Answering a question concerning his negotiation with Egyptian officials about Tehran-Cairo ties and Iran's readiness to promote relations level, Salehi said that he discussed elaborately on bilateral issues with Egyptian officials.

'I should say that I am very optimistic about future of the ties,' said Salehi.

Concerning closure of Canadian embassy in Tehran and its reasons, the foreign minister said that Canadian act was unexamined and meaningless, even Canadian elites protested their government and wrote many articles in Canadian papers.

'Among the reasons they presented was why Iran is helping Syria. There are many other countries which are helping Syria, so Canada should sever ties with them, too.'

'There are powerful countries in the UN Security Council with right of veto which are defending Syrian government,' said Salehi.

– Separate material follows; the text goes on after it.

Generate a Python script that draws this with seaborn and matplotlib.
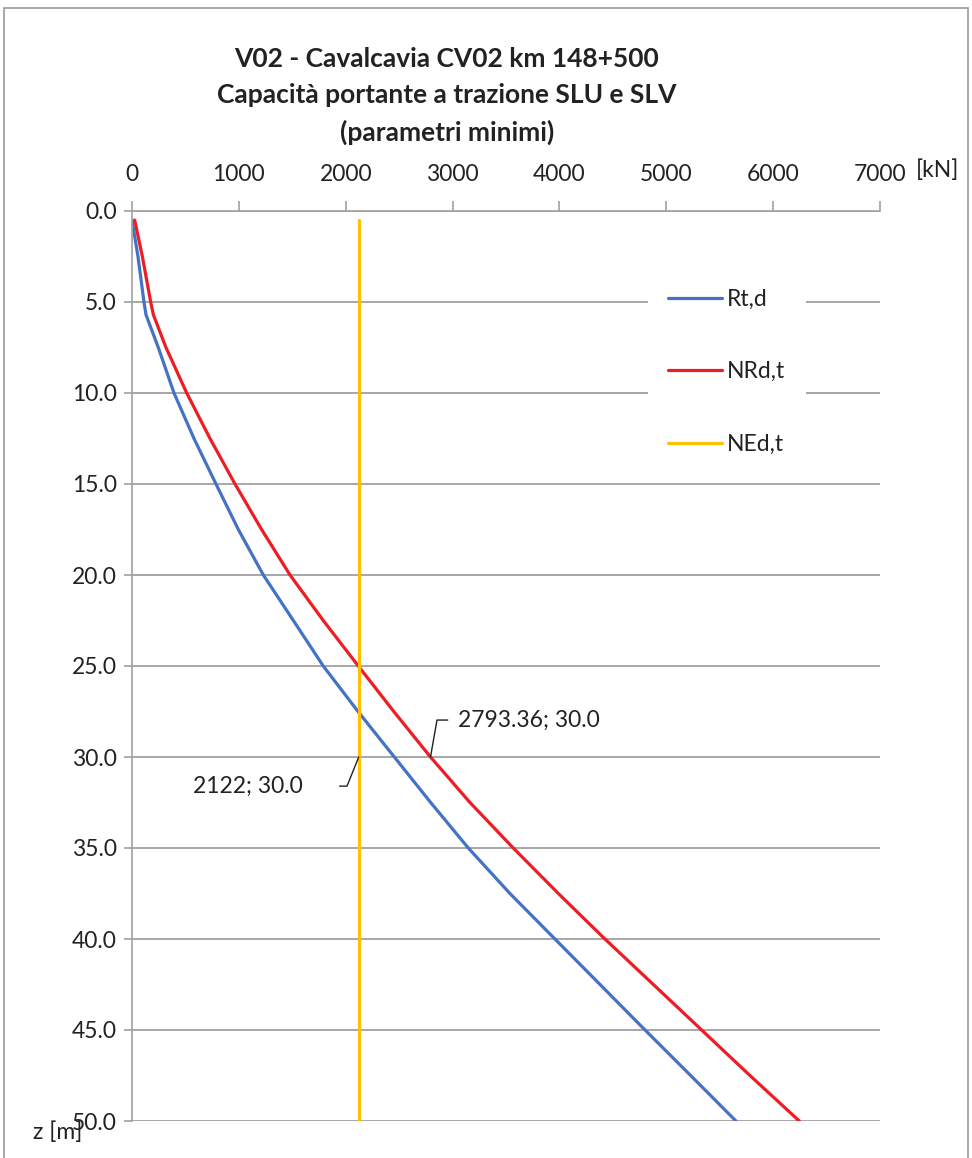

He continued that their logic was baseless, weak and foundless and it seems that they have done it under pressure.

'We do not want to suggest any hypothesis, but as it seems, it was under pressures by international Zionism and the Zionist regime.'

'Current government of Canada, that is neo-conservative, has strong ties with Zionism,' Salehi argued.

The Iranian senior diplomat stressed that, of course, we want good relations with Canada and we believe so, because the country has very nice people and they accept immigrants and there are around 500,000 Iranians who are living there in good conditions.

He added, 'We appreciate Canadian nation for their nice behavior with Iranians living there.'

Salehi reminded that Canadian government, on behalf of the Zionist regime, had tried to persuade countries not to participate in Tehran NAM summit; they had even asked the UN secretary general not to travel to Iran.

At conclusion, Salehi recommended Canadian government to act more logically in the field of foreign policy.